I had seen the Northern Lights on a cold night in the Scottish isles. I had watched my sisters grow up and marry wonderful men. There were impossible healings, miraculous births, rescues from certain death, and overwhelming moments in God’s creation. Those were the things that made me want to sing. Not Leviticus.

Sometimes though you just need to keep reading. Verse 21 says that those who forget the law are judged. 37 says that the law filters what is treasured and what is worthless. In 61, the law is comfort during times of suffering and despair. How does a bunch of rules cause so much joy in the heart of the Psalmist? If you’ve ever worked with babies, you already know the answer.

The number one way to get a newborn to sleep is a really tight swaddle. From the outside, having your arms and legs all bundled up looks unbearable, but for that child, it is the ultimate comfort. The world is new, loud and scary, and that blanket represents safety and care. And now I think I’m just about ready to sing about Leviticus.

The newborn isn’t wrong: the world really is loud and scary. Sin in our hearts and in the world calls louder and more creatively as we journey through this life. Many of us who have chased those voices have seen first hand how empty the promises of sin are and desperately want something else. Something more.

And we have a Father who has exceedingly and abundantly more for us if we follow him.

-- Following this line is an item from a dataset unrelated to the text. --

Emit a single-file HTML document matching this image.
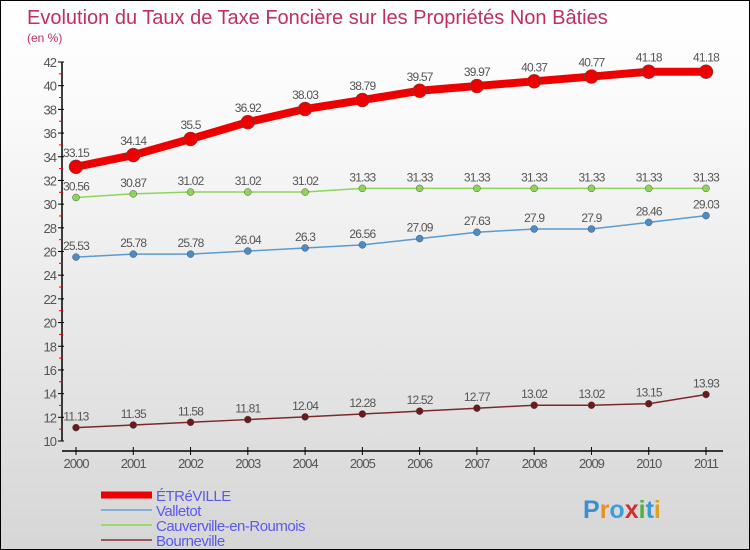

In that moment, Leviticus ceases to be a list of annoying no’s and explodes into the infinitely beautiful YES of a Father who wants our best and sacrificed his son so that we would have the promise of something more.

So, do you see love in the Law?

Is the call of obedience still a burden for you or is it the source of joy and comfort the Psalmist shows us it can be?

The same God who gave us his word wants to give us a love for it; we just need to ask.